Penulis yang merupakan pakar Syi’ah ini juga menyebutkan beberapa sejarah pengkhianatan Syi’ah pada bab keempat. Diantara pengkhianatannya adalah pembunuhan Khalifah Umar bin Khattab oleh Abu Lu’luah al-Majusi.
Kaum Syi’ah menjulukinya dengan “Baba Syujauddin” (sang pembela agama yang gagah berani). Kuburannya di Iran dikunjungi dan dihormati oleh kaum Syi’ah. Bahkan para ulama Syi’ah berdo’a “Ya Allah kumpulkan kami di akhirat kelak bersama Abu Lu’luah” (hal.48)
Pada bab kelima penulis memaparkan data dan fakta perkembangan Syi’ah di Indonesia. Ratusan yayasan Syi’ah telah tersebar ke berbagai daerah di Indonesia. Di antaranya adalah Yayasan Muthahhari Bandung,  Yayasan al-Muntazhar di Jakarta, Yayasan Mulla Shadra Bogor, dan Yayasan Fikratul Hikmah di Sulawesi Selatan. Syi’ah juga gencar menerbitkan buku-buku Syi’ah. Lentera, Mizan, Hidayah, al-Huda, al-Jawwad adalah beberapa nama penerbit Syi’ah yang terkenal. (lihat hal.55-66)
Selain itu, Syi’ah juga banyak mengirim kadernya untuk melanjutkan pendidikan di Iran. Setiap tahunnya sekitar 300 mahasiswa Indonesia ke Iran. Syi’ah juga memiliki beberapa organisasi, diantaranya adalah Ikatan Jamaah Ahlul Bait Indonesia (IJABI), Ikatan Pemuda Ahlul Bait Indonesia (IPABI), dan Ahlul Bait Indonesia (ABI). Beberapa Lembaga pendidikan milik Syi’ah adalah SMA Plus Muthahhari Bandung dan Jakarta, dan Ma’had Yapi Bangil, Jawa Timur. (hal.60-61)
Buku-buku yang menjelaskan kesesatan ajaran syi'ah cukup banyak. Buku-buku tersebut mendiskripsikan dan menjelaskan ajaran-ajaran Syi'ah dan titik kesesatannya.
Buku yang ada di hadapan kita ini, "Ahlusunnah Waljamaah dan Dilema Syi'ah di Indonesia" lebih banyak menyoroti data-data kongkrit yang berkaitan dengan perkembangan Syi'ah di Indonesia yang sangat mengkhawatirkan, diiringi dengan sajian akan prinsip-prinsip dasar aqidah Ahlussunnah wal Jamaah dan prinsip-prinsip ajaran Syi'ah agar para pembaca dapat mengetahui mana Ahlussunnah yang sebenarnya.

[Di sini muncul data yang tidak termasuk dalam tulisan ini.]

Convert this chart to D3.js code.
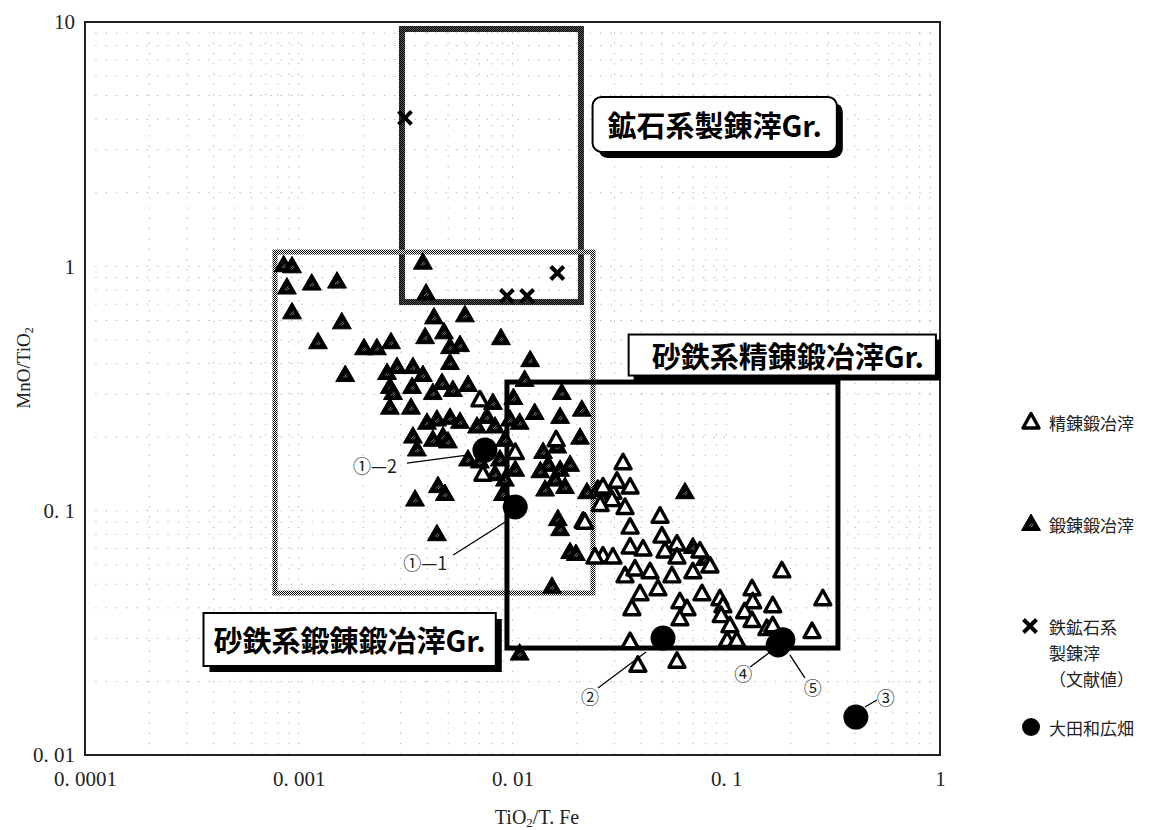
<!DOCTYPE html>
<html><head><meta charset="utf-8">
<script src="https://cdn.jsdelivr.net/npm/d3@7"></script>
<style>body{margin:0;background:#fff;} svg{display:block;}</style>
</head><body><svg id="c" width="1153" height="830"></svg>
<script>
// ---------------- data ----------------
// 精錬鍛冶滓 (open triangles)
const refiningX = [0.00704,0.00727,0.0103,0.0160,0.0214,0.0251,0.0295,0.0265,0.0308,0.0329,0.0355,0.0292,0.0257,0.0336,0.0490,0.0355,0.0500,0.0588,0.0517,0.0753,0.0588,0.0839,0.0355,0.0408,0.0218,0.0265,0.0295,0.0243,0.0336,0.0374,0.0440,0.0395,0.0362,0.0479,0.0557,0.0698,0.0770,0.0607,0.0655,0.0607,0.0934,0.0965,0.132,0.133,0.122,0.0947,0.104,0.101,0.112,0.132,0.165,0.155,0.182,0.283,0.252,0.165,0.0355,0.0386,0.0588];
const refiningY = [0.284,0.141,0.173,0.195,0.0905,0.122,0.119,0.125,0.132,0.157,0.125,0.111,0.106,0.103,0.0949,0.0856,0.0787,0.0730,0.0684,0.0684,0.0646,0.0594,0.0710,0.0697,0.0897,0.0652,0.0646,0.0646,0.0541,0.0577,0.0562,0.0457,0.0397,0.0479,0.0541,0.0562,0.0457,0.0424,0.0397,0.0361,0.0436,0.0408,0.0479,0.0424,0.0386,0.0372,0.0338,0.0294,0.0294,0.0355,0.0408,0.0329,0.0567,0.0436,0.0320,0.0338,0.0291,0.0233,0.0242];
// 鍛錬鍛冶滓 (filled triangles)
const forgingX = [0.00085,0.00093,0.00088,0.00093,0.00115,0.00151,0.00159,0.00123,0.00165,0.00202,0.00232,0.00270,0.00381,0.00394,0.00429,0.00599,0.00390,0.00478,0.00510,0.00568,0.00510,0.00883,0.00259,0.00288,0.00342,0.00381,0.00339,0.00267,0.00276,0.00424,0.00468,0.00526,0.00619,0.00267,0.00335,0.00810,0.00342,0.00398,0.00443,0.00510,0.00473,0.00357,0.00424,0.00499,0.00568,0.00682,0.00759,0.00828,0.00619,0.00704,0.00350,0.00448,0.00483,0.00443,0.0121,0.0114,0.0170,0.0211,0.0207,0.0139,0.0147,0.0167,0.0135,0.0186,0.0158,0.0176,0.0142,0.0641,0.0153,0.0108,0.0163,0.0167,0.0186,0.0198,0.0223,0.00922,0.00973,0.00873,0.0103,0.00922,0.00828,0.00902,0.0101,0.0127,0.0108,0.0162,0.0698,0.0795,0.0167];
const forgingY = [1.01,1.00,0.819,0.648,0.850,0.866,0.590,0.489,0.359,0.462,0.462,0.489,1.035,0.774,0.618,0.630,0.513,0.537,0.467,0.476,0.402,0.508,0.366,0.387,0.387,0.359,0.321,0.321,0.303,0.303,0.333,0.312,0.327,0.264,0.264,0.276,0.201,0.229,0.236,0.240,0.201,0.178,0.195,0.192,0.231,0.221,0.242,0.221,0.162,0.159,0.111,0.126,0.117,0.0801,0.413,0.343,0.303,0.259,0.199,0.174,0.154,0.147,0.145,0.154,0.134,0.125,0.122,0.119,0.0488,0.0260,0.0923,0.0840,0.0677,0.0665,0.119,0.195,0.236,0.162,0.147,0.134,0.141,0.117,0.289,0.251,0.229,0.183,0.0710,0.0634,0.242];
// 鉄鉱石系製錬滓（文献値） (crosses)
const oreX = [0.00314,0.0162,0.00942,0.0117];
const oreY = [4.05,0.939,0.756,0.756];
// 大田和広畑 (large dots)
const siteX = [0.0103,0.00743,0.0506,0.404,0.175,0.184];
const siteY = [0.1035,0.177,0.0301,0.0143,0.0282,0.0296];
const siteLabels = ["①—1","①—2","②","③","④","⑤"];
// group rectangles
const groupNames = ["鉱石系製錬滓Gr.","砂鉄系鍛錬鍛冶滓Gr.","砂鉄系精錬鍛冶滓Gr."];
const groupX0 = [0.00304,0.000774,0.00942];
const groupX1 = [0.0209,0.0238,0.333];
const groupY0 = [0.714,0.046,0.0274];
const groupY1 = [9.36,1.144,0.336];
const groupLabelX = [0.0883,0.00173,0.194];
const groupLabelY = [3.81,0.0297,0.4335];
// axes
const xTickValues = [0.0001,0.001,0.01,0.1,1];
const xTickLabels = ["0. 0001","0. 001","0. 01","0. 1","1"];
const yTickValues = [0.01,0.1,1,10];
const yTickLabels = ["0. 01","0. 1","1","10"];
const legendNames = [["精錬鍛冶滓"],["鍛錬鍛冶滓"],["鉄鉱石系","製錬滓","（文献値）"],["大田和広畑"]];

// ---------------- layout / styles ----------------
const W=1153,H=830, PL=85, PR=940, PT=22, PB=755;
const serif = "'Liberation Serif','DejaVu Serif',serif";
const jp = "'Noto Sans CJK JP','Noto Sans CJK SC',sans-serif";
const x = d3.scaleLog().domain([1e-4,1]).range([PL,PR]);
const y = d3.scaleLog().domain([0.01,10]).range([PB,PT]);

const svg = d3.select("#c");
svg.append("rect").attr("width",W).attr("height",H).attr("fill","#fff");
const defs = svg.append("defs");
function checker(id, dark){
  const p = defs.append("pattern").attr("id",id).attr("patternUnits","userSpaceOnUse").attr("width",2).attr("height",2);
  p.append("rect").attr("width",2).attr("height",2).attr("fill",dark?"#555":"#fff");
  p.append("rect").attr("x",0).attr("y",0).attr("width",1).attr("height",1).attr("fill","#000");
  p.append("rect").attr("x",1).attr("y",1).attr("width",1).attr("height",1).attr("fill","#000");
}
checker("hatchDark",true);
checker("hatchLight",false);

// grid (faint dotted)
const grid = svg.append("g").attr("stroke","#b0b0b0").attr("stroke-width",1).attr("stroke-dasharray","1.3,9");
grid.selectAll("line.gx").data(x.ticks()).join("line").attr("class","gx")
  .attr("x1",d=>x(d)).attr("x2",d=>x(d)).attr("y1",PT).attr("y2",PB);
grid.selectAll("line.gy").data(y.ticks()).join("line").attr("class","gy")
  .attr("x1",PL).attr("x2",PR).attr("y1",d=>y(d)).attr("y2",d=>y(d));

// axes
const xAxis = d3.axisBottom(x).tickValues(xTickValues).tickFormat((d,i)=>xTickLabels[i]).tickSize(0).tickPadding(16);
const gX = svg.append("g").attr("transform",`translate(0,${PB})`).call(xAxis);
gX.select(".domain").remove();
gX.selectAll("text").attr("font-family",serif).attr("font-size",21).attr("fill","#222");
const yAxis = d3.axisLeft(y).tickValues(yTickValues).tickFormat((d,i)=>yTickLabels[i]).tickSize(0).tickPadding(10);
const gY = svg.append("g").attr("transform",`translate(${PL},0)`).call(yAxis);
gY.select(".domain").remove();
gY.selectAll("text").attr("font-family",serif).attr("font-size",21).attr("fill","#222");

// axis titles
const xt = svg.append("text").attr("x",537).attr("y",824).attr("text-anchor","middle")
  .attr("font-family",serif).attr("font-size",20).attr("fill","#222");
xt.append("tspan").text("TiO");
xt.append("tspan").attr("font-size",13).attr("dy",3).text("2");
xt.append("tspan").attr("dy",-3).text("/T. Fe");
const yt = svg.append("text").attr("transform","translate(30,368) rotate(-90)").attr("text-anchor","middle")
  .attr("font-family",serif).attr("font-size",19).attr("fill","#222");
yt.append("tspan").text("MnO/TiO");
yt.append("tspan").attr("font-size",12).attr("dy",3).text("2");

// group rectangles
const groupStroke = ["url(#hatchDark)","url(#hatchLight)","#000"];
const groupWidth = [6,5,5];
const rects = svg.append("g").attr("fill","none");
groupNames.forEach((n,i)=>{
  rects.append("rect")
    .attr("x",x(groupX0[i])).attr("y",y(groupY1[i]))
    .attr("width",x(groupX1[i])-x(groupX0[i])).attr("height",y(groupY0[i])-y(groupY1[i]))
    .attr("stroke",groupStroke[i]).attr("stroke-width",groupWidth[i]);
});

// frame
svg.append("rect").attr("x",PL).attr("y",PT).attr("width",PR-PL).attr("height",PB-PT)
  .attr("fill","none").attr("stroke","#222").attr("stroke-width",2);

// markers
const triFilled = "M0,-10L9.5,6.5L-9.5,6.5Z";
const triOpen = "M0,-8.5L8,6L-8,6Z";
const crossPath = "M-6.5,-6.5L6.5,6.5M6.5,-6.5L-6.5,6.5";
const speck = "M-2,2.5L1.5,-1M0,3L2.5,0.5";

const fG = svg.append("g");
const fPts = forgingX.map((v,i)=>[v,forgingY[i]]);
const fSel = fG.selectAll("g").data(fPts).join("g").attr("transform",d=>`translate(${x(d[0])},${y(d[1])})`);
fSel.append("path").attr("d",triFilled).attr("fill","#000").attr("stroke","#000").attr("stroke-width",1).attr("stroke-linejoin","round");
fSel.append("path").attr("d",speck).attr("stroke","#9a9a9a").attr("stroke-width",0.9);

const oG = svg.append("g");
oG.selectAll("path").data(refiningX.map((v,i)=>[v,refiningY[i]])).join("path")
  .attr("d",triOpen).attr("transform",d=>`translate(${x(d[0])},${y(d[1])})`)
  .attr("fill","#fff").attr("stroke","#000").attr("stroke-width",3.4).attr("stroke-linejoin","round");

svg.append("g").selectAll("path").data(oreX.map((v,i)=>[v,oreY[i]])).join("path")
  .attr("d",crossPath).attr("transform",d=>`translate(${x(d[0])},${y(d[1])})`)
  .attr("fill","none").attr("stroke","#000").attr("stroke-width",4);

svg.append("g").selectAll("circle").data(siteX.map((v,i)=>[v,siteY[i]])).join("circle")
  .attr("cx",d=>x(d[0])).attr("cy",d=>y(d[1])).attr("r",12.5).attr("fill","#000");

// site annotations (pixel offsets from each dot)
const annText = [[-90,55],[-110,15],[-73,58],[30,-20],[-35,28],[30,47]];
const annLine = [[-62,48,-10,15],[-78,13,-18,5],[-65,50,-17,14],[9,-10,21,-17],[-28,22,-8,7],[22,38,7,15]];
const ann = svg.append("g");
siteLabels.forEach((lab,i)=>{
  const cx=x(siteX[i]), cy=y(siteY[i]);
  const L=annLine[i];
  ann.append("line").attr("x1",cx+L[0]).attr("y1",cy+L[1]).attr("x2",cx+L[2]).attr("y2",cy+L[3])
    .attr("stroke","#000").attr("stroke-width",1.3);
  ann.append("text").attr("x",cx+annText[i][0]).attr("y",cy+annText[i][1])
    .attr("text-anchor","middle").attr("dominant-baseline","central")
    .attr("font-family",jp).attr("font-size",18).attr("fill","#222").text(lab);
});

// group labels
const labStyle = [{pl:15,pr:15,h:55,rx:9,sh:6},{pl:10,pr:10,h:53,rx:0,sh:6},{pl:23,pr:12,h:41,rx:0,sh:5}];
groupNames.forEach((n,i)=>{
  const g = svg.append("g");
  const cx=x(groupLabelX[i]), cy=y(groupLabelY[i]), s=labStyle[i];
  const sh = g.append("rect"), bx = g.append("rect");
  const t = g.append("text").attr("x",cx).attr("y",cy).attr("text-anchor","middle").attr("dominant-baseline","central")
    .attr("font-family",jp).attr("font-weight",700).attr("font-size",29).attr("fill","#000").text(n);
  const w = t.node().getComputedTextLength();
  const x0 = cx-w/2-s.pl, bw = w+s.pl+s.pr, y0 = cy-s.h/2;
  sh.attr("x",x0+s.sh).attr("y",y0+s.sh).attr("width",bw).attr("height",s.h).attr("rx",s.rx).attr("fill","#000");
  bx.attr("x",x0).attr("y",y0).attr("width",bw).attr("height",s.h).attr("rx",s.rx).attr("fill","#fff").attr("stroke","#000").attr("stroke-width",2);
});

// legend
const legY = [422,524,626,727];
const lg = svg.append("g");
lg.append("path").attr("d",triOpen).attr("transform",`translate(1031,${legY[0]})`).attr("fill","#fff").attr("stroke","#000").attr("stroke-width",3.4).attr("stroke-linejoin","round");
lg.append("path").attr("d",triFilled).attr("transform",`translate(1031,${legY[1]})`).attr("fill","#000").attr("stroke","#000").attr("stroke-width",1);
lg.append("path").attr("d",speck).attr("transform",`translate(1031,${legY[1]})`).attr("stroke","#9a9a9a").attr("stroke-width",0.9);
lg.append("path").attr("d",crossPath).attr("transform",`translate(1030,${legY[2]})`).attr("stroke","#000").attr("stroke-width",4);
lg.append("circle").attr("cx",1031).attr("cy",legY[3]).attr("r",9).attr("fill","#000");
legendNames.forEach((lines,i)=>{
  lines.forEach((ln,j)=>{
    lg.append("text").attr("x",1049).attr("y",legY[i]+j*26).attr("dominant-baseline","central")
      .attr("font-family",jp).attr("font-size",17).attr("fill","#222").text(ln);
  });
});
</script></body></html>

Penulis memaparkan data-data mengenai Syi’ah di beberapa media. Lebih lengkapnya, silahkan membaca buku “Ahlussunnah waljamaah dan Dilema Syi’ah di Indonesia” ini. Buku ini sangat pantas untuk dibaca untuk mengetahui fakta dan data perkembangan Syi’ah di Indonesia.

    Judul Buku      : Ahlussunnah Waljamaah dan Dilema Syi’ah di Indonesia
    Penulis             : Farid Ahmad Okbah, MA
    Editor                : Tim Perisai Qur’an
    Penerbit          : Perisai Qur’an Jakarta
    Tebal 288 halaman. Cetakan Pertama September 2012.

Penulis merupakan seorang da'i yang sangat memperhatikan masalah Syi'ah selama berpuluh tahun. Berbagai pertemuan perihal Syi'ah dihadirinya, baik tingkat nasional maupun internasional.